Saturday, September 8, 2018 at 2:07PM
New databases used to be announced seemingly every week. While database neogenesis has slowed down considerably, it has not gone necrotic.
RISELabs, those wonderfully innovative folks over at Berkeley, have uplifted their Anna datatabase—a shared-nothing, thread-per-core architecture to achieve lightning-fast speeds by avoiding all coordination mechanisms—to become cloud-aware.
Anna is not only incredibly fast, it’s incredibly efficient and elastic too: an autoscaling, multi-tier, selectively-replicating cloud service. All that adaptivity means that Anna ramps down resource consumption for cold things, and ramps up consumption for hot things. You get all the multicore Anna performance you want, but you don’t pay for what you don’t need.
Just to throw out some numbers, we measured Anna providing 355x the performance of DynamoDB for the dollar. No, I don’t think that is because AWS is earning a 355x margin on DynamoDB! The issue is that Anna is now orders of magnitude more efficient than competing systems, in addition to being orders of magnitude faster.
Using Anna v0 as an in-memory storage engine, we set out to address the cloud storage problems described above. We aimed to evolve the fastest KVS in the cloud into the most adaptive, cost-effective one as well. We did this by adding 3 key mechanisms to Anna: Vertical Tiering, Horizontal Elasticity, and Selective Replication.
The core component in Anna v11 is a monitoring system & policy engine that together enable workload-responsiveness and adaptability. To meet user-defined goals for performance (request latency) and cost, the monitoring service tracks and adjusts resources to workload changes. Each storage server collects statistics about the requests it serves, the data it stores, etc. The monitoring system periodically scrapes and munges this data, and the policy engine uses these statistics to take action via one of three mechanisms listed above. The trigger for each action is simple:
- Elasticity: In order for a system to adapt to changing workloads, the system must be able to autoscale up and down to match the request volume it is seeing. When a tier is saturating compute or storage capacity, we add nodes to the cluster, and when resources are underutilized, they are deallocated to save cost.

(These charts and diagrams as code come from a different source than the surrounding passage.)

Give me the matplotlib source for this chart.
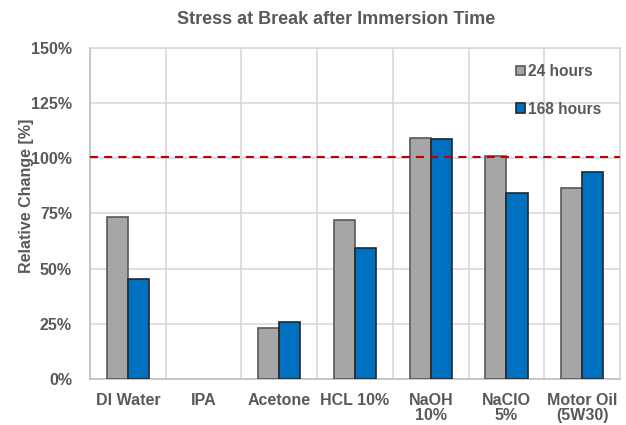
import numpy as np
import matplotlib
matplotlib.use("Agg")
import matplotlib.pyplot as plt
from matplotlib.ticker import FuncFormatter, FixedLocator

categories = ["DI Water", "IPA", "Acetone", "HCL 10%", "NaOH\n10%", "NaClO\n5%", "Motor Oil\n(5W30)"]
series_names = ["24 hours", "168 hours"]
values_24h = [73.4, np.nan, 22.9, 72.1, 109.4, 101.0, 86.4]
values_168h = [45.1, np.nan, 25.9, 59.4, 108.7, 84.5, 93.8]
reference_level = 100.6
y_ticks = [0, 25, 50, 75, 100, 125, 150]

plt.rcParams['font.family'] = ['Liberation Sans', 'DejaVu Sans']
text_col = "#595959"

fig = plt.figure(figsize=(6.26, 4.25), dpi=100)
ax = fig.add_axes([90/626, (425-379)/425, (620-90)/626, (379-48)/425])

x = np.arange(len(categories))
w = 0.28
ax.bar(x - w/2, values_24h, w, color="#A6A6A6", edgecolor="#595959", linewidth=1.2, zorder=3, label=series_names[0])
ax.bar(x + w/2, values_168h, w, color="#0070C0", edgecolor="#262626", linewidth=1.2, zorder=3, label=series_names[1])

ax.axhline(reference_level, color="#C00000", linestyle=(0, (3.9, 2.9)), linewidth=1.5, zorder=4)

ax.set_xlim(-0.5, len(categories) - 0.5)
ax.set_ylim(0, 150)
ax.yaxis.set_major_locator(FixedLocator(y_ticks))
ax.yaxis.set_major_formatter(FuncFormatter(lambda v, p: f"{v:.0f}%"))
ax.set_xticks(x)
ax.set_xticklabels(categories, linespacing=1.05)
ax.xaxis.set_minor_locator(FixedLocator(np.arange(-0.5, len(categories), 1.0)))

ax.grid(True, axis="y", which="major", color="#D9D9D9", linewidth=1.2, zorder=0)
ax.grid(True, axis="x", which="minor", color="#D9D9D9", linewidth=1.2, zorder=0)
ax.grid(False, axis="x", which="major")
ax.tick_params(axis="both", which="both", length=0)
ax.tick_params(axis="x", pad=10, labelsize=11.5, labelcolor=text_col)
ax.tick_params(axis="y", pad=13, labelsize=11.5, labelcolor=text_col)
for lab in ax.get_xticklabels() + ax.get_yticklabels():
    lab.set_fontweight("bold")
for s in ["top", "right"]:
    ax.spines[s].set_color("#D9D9D9")
    ax.spines[s].set_linewidth(1.2)
for s in ["left", "bottom"]:
    ax.spines[s].set_color("#BFBFBF")
    ax.spines[s].set_linewidth(1.2)

ax.set_ylabel("Relative Change [%]", fontsize=11.5, fontweight="bold", color=text_col)
ax.yaxis.set_label_coords((34-90)/530, (379-196)/331)
fig.text(336/626, 1 - 19/425, "Stress at Break after Immersion Time", ha="center", va="center",
         fontsize=13, fontweight="bold", color=text_col)

leg = ax.legend(loc="upper left", bbox_to_anchor=((516-90)/530, (379-64)/331), frameon=False,
                fontsize=11.2, handlelength=0.58, handleheight=0.58, handletextpad=0.2,
                labelspacing=1.45, borderaxespad=0, borderpad=0)
for t in leg.get_texts():
    t.set_fontweight("bold")
    t.set_color(text_col)

fig.savefig("out.png", dpi=100)
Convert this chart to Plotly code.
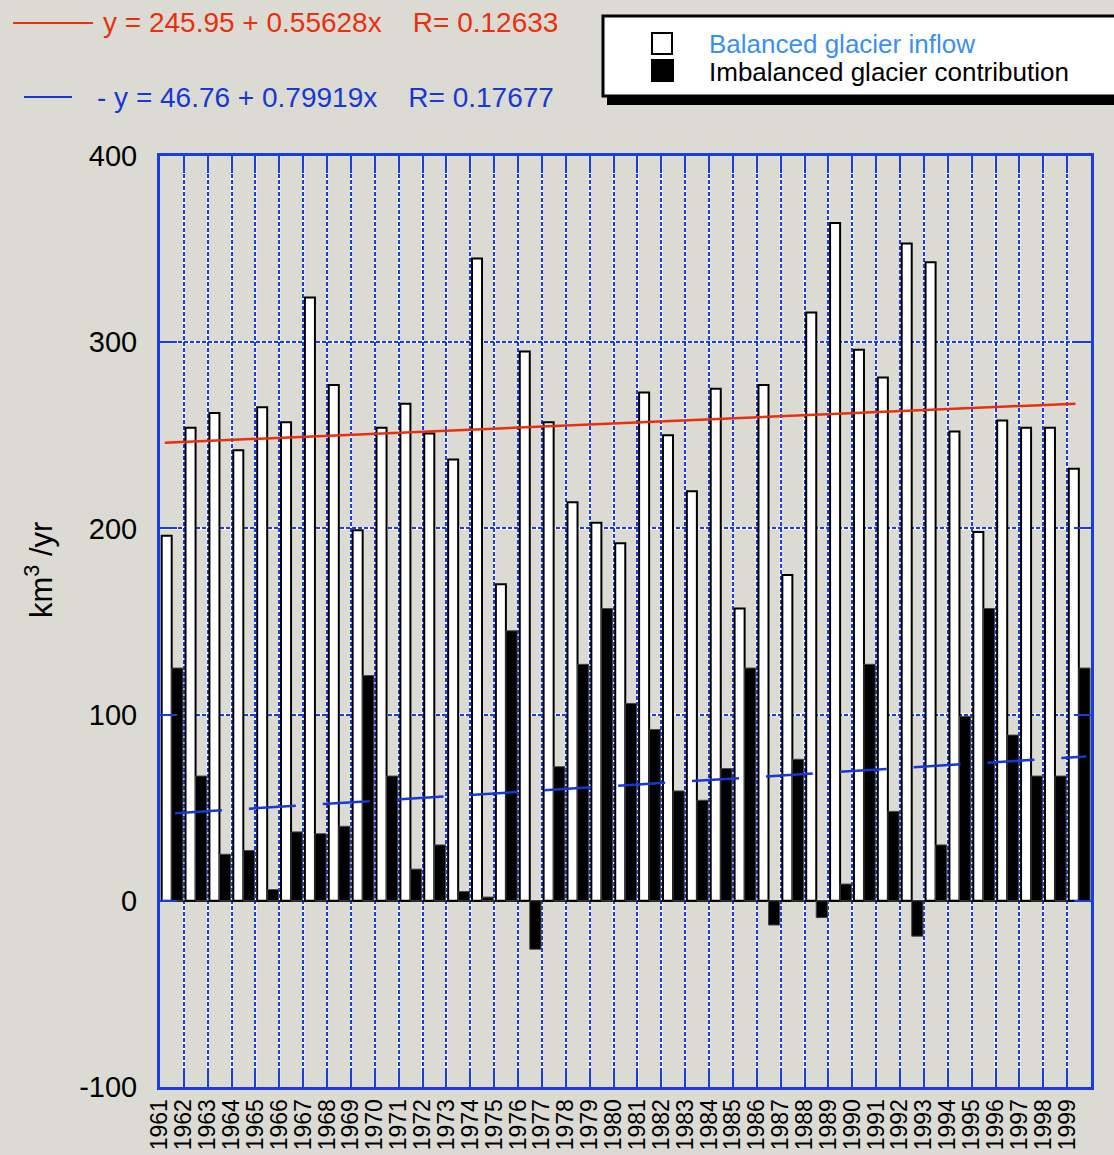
"""Balanced vs imbalanced glacier inflow, 1961-1999."""

import plotly.graph_objects as go

# Data
YEARS = list(range(1961, 2000))
BALANCED = [196, 254, 262, 242, 265, 257, 324, 277, 199, 254,
            267, 251, 237, 345, 170, 295, 257, 214, 203, 192,
            273, 250, 220, 275, 157, 277, 175, 316, 364, 296,
            281, 353, 343, 252, 198, 258, 254, 254, 232]
IMBALANCED = [125, 67, 25, 27, 6, 37, 36, 40, 121, 67,
              17, 30, 5, 2, 145, -26, 72, 127, 157, 106,
              92, 59, 54, 71, 125, -13, 76, -9, 9, 127,
              48, -19, 30, 99, 157, 89, 67, 67, 125]

# Fitted trend lines, end points as drawn
RED_TREND_X = [1961.2, 1999.35]
RED_TREND_Y = [246, 267]
BLUE_TREND_X = [1961.63, 1999.8]
BLUE_TREND_Y = [47, 77.5]

Y_TICKS = [-100, 0, 100, 200, 300, 400]

RED_LABEL = "y = 245.95 + 0.55628x    R= 0.12633"
BLUE_LABEL = "- y = 46.76 + 0.79919x    R= 0.17677"

BG = "#dbdbd3"
FRAME_BLUE = "#1a3de0"
RED = "#e8300e"
BLUE = "#1638d6"
LIGHT_BLUE = "#3a8ff5"
FONT = "Liberation Sans, Arial, Helvetica, sans-serif"

# plot area in screen pixels (body margin is removed below)
PL, PR, PT, PB = 160, 1091, 156, 1087
W, H = 1114, 1155


def px(x):
    return (x - PL) / (PR - PL)


def py(y):
    return (PB - y) / (PB - PT)


fig = go.Figure()

fig.add_trace(
    go.Bar(
        x=YEARS,
        y=BALANCED,
        offset=0.07,
        width=0.42,
        marker=dict(color="white", line=dict(color="black", width=2)),
        name="Balanced glacier inflow",
    )
)
fig.add_trace(
    go.Bar(
        x=YEARS,
        y=IMBALANCED,
        offset=0.49,
        width=0.47,
        marker=dict(color="black", line=dict(color="#444444", width=1)),
        name="Imbalanced glacier contribution",
    )
)

fig.add_trace(
    go.Scatter(
        x=RED_TREND_X,
        y=RED_TREND_Y,
        mode="lines",
        line=dict(color=RED, width=2.5),
        name="red trend",
    )
)
fig.add_trace(
    go.Scatter(
        x=BLUE_TREND_X,
        y=BLUE_TREND_Y,
        mode="lines",
        line=dict(color=BLUE, width=2.5, dash="47px,27px"),
        name="blue trend",
    )
)

shapes = []
# white underlay so the dotted grid reads blue/white
for yr in YEARS[1:]:
    shapes.append(dict(type="line", xref="x", yref="paper", x0=yr, x1=yr, y0=0, y1=1,
                       line=dict(color="white", width=2), layer="below"))
for yv in Y_TICKS[1:-1]:
    shapes.append(dict(type="line", xref="paper", yref="y", x0=0, x1=1, y0=yv, y1=yv,
                       line=dict(color="white", width=2), layer="below"))

# legend box with drop shadow
shapes.append(dict(type="rect", xref="paper", yref="paper",
                   x0=px(607), x1=px(1135), y0=py(105), y1=py(22),
                   fillcolor="black", line=dict(width=0)))
shapes.append(dict(type="rect", xref="paper", yref="paper",
                   x0=px(603), x1=px(1130), y0=py(96), y1=py(16),
                   fillcolor="white", line=dict(color="black", width=3)))
shapes.append(dict(type="rect", xref="paper", yref="paper",
                   x0=px(652), x1=px(672), y0=py(54), y1=py(33),
                   fillcolor="white", line=dict(color="black", width=2)))
shapes.append(dict(type="rect", xref="paper", yref="paper",
                   x0=px(651), x1=px(674), y0=py(82), y1=py(59),
                   fillcolor="black", line=dict(width=0)))

# trend line samples
shapes.append(dict(type="line", xref="paper", yref="paper",
                   x0=px(13), x1=px(93), y0=py(23), y1=py(23),
                   line=dict(color=RED, width=2)))
shapes.append(dict(type="line", xref="paper", yref="paper",
                   x0=px(24), x1=px(72), y0=py(97), y1=py(97),
                   line=dict(color=BLUE, width=2)))

annotations = [
    dict(text=RED_LABEL, x=px(101), y=py(22), font=dict(size=28, color=RED)),
    dict(text=BLUE_LABEL, x=px(95), y=py(97), font=dict(size=28, color=BLUE)),
    dict(text="Balanced glacier inflow", x=px(707), y=py(44),
         font=dict(size=26, color=LIGHT_BLUE)),
    dict(text="Imbalanced glacier contribution", x=px(707), y=py(72),
         font=dict(size=26, color="black")),
]
for a in annotations:
    a.update(xref="paper", yref="paper", xanchor="left", yanchor="middle", showarrow=False)

annotations.append(
    dict(text="km<sup>3</sup> /yr", xref="paper", yref="paper", x=px(39), y=py(570),
         xanchor="center", yanchor="middle", textangle=-90, showarrow=False,
         font=dict(size=31, color="black"))
)

axis_style = dict(
    showgrid=True,
    gridcolor=FRAME_BLUE,
    gridwidth=2,
    griddash="4px,2px",
    ticks="inside",
    ticklen=17,
    tickwidth=2,
    tickcolor=FRAME_BLUE,
    showline=True,
    linecolor=FRAME_BLUE,
    linewidth=3,
    mirror="ticks",
)

fig.update_layout(
    width=W,
    height=H,
    margin=dict(l=PL, r=W - PR, t=PT, b=H - PB, autoexpand=False),
    paper_bgcolor=BG,
    plot_bgcolor=BG,
    font=dict(family=FONT, color="black"),
    barmode="overlay",
    showlegend=False,
    shapes=shapes,
    annotations=annotations,
    xaxis=dict(
        range=[1961, 2000],
        tickvals=YEARS,
        ticktext=[str(y) for y in YEARS],
        tickangle=-90,
        tickfont=dict(size=23, color="black"),
        ticklabelstandoff=0,
        zeroline=False,
        **axis_style,
    ),
    yaxis=dict(
        range=[-100, 400],
        tickvals=Y_TICKS,
        ticktext=[str(v) for v in Y_TICKS],
        tickfont=dict(size=29, color="black"),
        ticklabelstandoff=14,
        zeroline=True,
        zerolinecolor="#222222",
        zerolinewidth=2,
        **axis_style,
    ),
)

# figure fills the window: no body margin, grey page, no scrollbars
page_js = (
    "document.body.style.margin='0';"
    "document.body.style.background='" + BG + "';"
    "document.body.style.overflow='hidden';"
)
fig.write_html("out.html", post_script=page_js, config={"displayModeBar": False})
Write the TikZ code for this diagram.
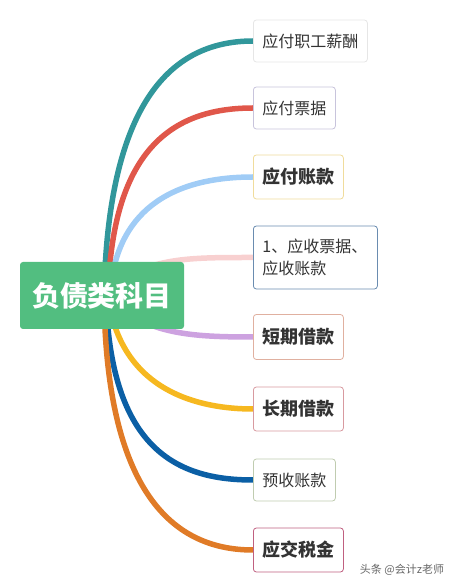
\documentclass[tikz,border=0pt]{standalone}
\usepackage{fontspec}
\newfontfamily\cjk{Noto Sans CJK SC}
\usetikzlibrary{positioning}

\definecolor{rootgreen}{HTML}{52BE80}
\definecolor{txtgray}{HTML}{333333}
\definecolor{cteal}{HTML}{31979B}
\definecolor{cred}{HTML}{E0574A}
\definecolor{cltblue}{HTML}{A0CCF6}
\definecolor{cpink}{HTML}{F8D0D0}
\definecolor{cpurple}{HTML}{CDA2E0}
\definecolor{cyellow}{HTML}{F6B820}
\definecolor{cdkblue}{HTML}{0B5FA5}
\definecolor{corange}{HTML}{E07B27}
% box borders
\definecolor{bgray}{HTML}{E6E6E6}
\definecolor{blilac}{HTML}{C8C4DC}
\definecolor{bsand}{HTML}{F0DC9C}
\definecolor{bsteel}{HTML}{6A8CB0}
\definecolor{bsalmon}{HTML}{E0B0A0}
\definecolor{brose}{HTML}{D89AA0}
\definecolor{bsage}{HTML}{C0CCB0}
\definecolor{bcrimson}{HTML}{C06080}

\pgfdeclarelayer{back}
\pgfsetlayers{back,main}

\tikzset{
  rootbox/.style={fill=rootgreen, rounded corners=3pt, text=white,
    font=\cjk\bfseries\fontsize{28}{30}\selectfont,
    minimum width=164pt, minimum height=67pt, inner sep=0pt},
  leaf/.style={draw=#1, fill=white, rounded corners=3pt, anchor=west,
    text=txtgray, font=\cjk\fontsize{16}{22}\selectfont,
    inner xsep=9pt, minimum height=42pt, line width=0.8pt},
  bigleaf/.style={leaf=#1, font=\cjk\bfseries\fontsize{18}{22}\selectfont,
    minimum height=44pt},
  branch/.style={draw=#1, line width=5.5pt}
}

\begin{document}
\begin{tikzpicture}[x=1pt, y=1pt]
\useasboundingbox (0,0) rectangle (456,582);

% root
\node[rootbox] (root) at (102,286.5) {负债类科目};

% leaf boxes
\node[leaf=bgray] (zgxc) at (253,541) {应付职工薪酬};
\node[leaf=blilac] (yfpj) at (253,474) {应付票据};
\node[bigleaf=bsand] (yfzk) at (253,405) {应付账款};
\node[leaf=bsteel, align=left, minimum height=63pt,
  text width=106pt] (yspj) at (253,324.5) {1、应收票据、\\应收账款};
\node[bigleaf=bsalmon, minimum height=45pt] (dqjk) at (253,245) {短期借款};
\node[bigleaf=brose] (cqjk) at (253,173) {长期借款};
\node[leaf=bsage] (yszk) at (253,102) {预收账款};
\node[bigleaf=bcrimson] (yjsj) at (253,32) {应交税金};

% branches from the root
\begin{pgfonlayer}{back}
\draw[branch=cteal]   (root.center) ++(2,0) .. controls (108,470) and (165,541) .. (zgxc.west);
\draw[branch=cred]    (root.center) ++(6,0) .. controls (112,430) and (170,474) .. (yfpj.west);
\draw[branch=cltblue] (root.center) ++(8,0) .. controls (115,370) and (170,405) .. (yfzk.west);
\draw[branch=cpink]   (root.center) ++(8,8) .. controls (150,325) and (190,324.5) .. (yspj.west);
\draw[branch=cpurple] (root.center) ++(8,-6) .. controls (150,248) and (190,245) .. (dqjk.west);
\draw[branch=cyellow] (root.center) ++(6,0) .. controls (120,190) and (200,173) .. (cqjk.west);
\draw[branch=cdkblue] (root.center) ++(4,0) .. controls (110,130) and (180,102) .. (yszk.west);
\draw[branch=corange] (root.center) ++(2,0) .. controls (106,80) and (180,32) .. (yjsj.west);
\end{pgfonlayer}

% watermark
\node[font=\cjk\fontsize{11}{12}\selectfont, text=black!60] (mark) at (402,12) {头条 @会计z老师};
\end{tikzpicture}
\end{document}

- Selective Replication: In real workloads, there is often a hot set of keys, which should be replicated beyond fault-tolerance requirements to improve performance. This increases the cores and network bandwidth available to serve common requests. Anna v0 enabled multi-master replication of keys, but had a fixed replication factor for all keys. As you can imagine, that was unreasonably expensive. In Anna v1, the monitoring engine picks the most accessed keys and increases the number of replicas of those keys specifically, without paying extra to replicate cold data.
- Promotion & Demotion: Just like traditional memory hierarchies, cloud storage systems should store hot data in a high-performance, memory-speed tier for efficient access, while cold data should reside in a slower tier to save cost. Our monitoring engine automatically moves data between tiers based on access patterns.
In order to implement these mechanisms, we had to make two significant changes to the design of Anna. First, we deployed the storage engine across multiple storage media — currently RAM and flash disk. Each of these resulting storage tiers represents a different cost-performance tradeoff, akin to a traditional memory hierarchy. We also implemented a routing service that sends user requests to the correct servers in the correct tiers. This gives users a single, uniform API regardless of where the data is stored. Each one of these tiers has the same rich consistency model inherited from the first version of Anna, so the developer can work off a single (widely parameterizable) consistency model.
Our experiments show an impressive level of both performance and cost efficiency. Anna provides 8x the throughput of AWS ElastiCache’s and 355x the throughput of DynamoDB for a fixed price point. Anna is also able to react to workload changes by adding nodes and replicating data appropriately.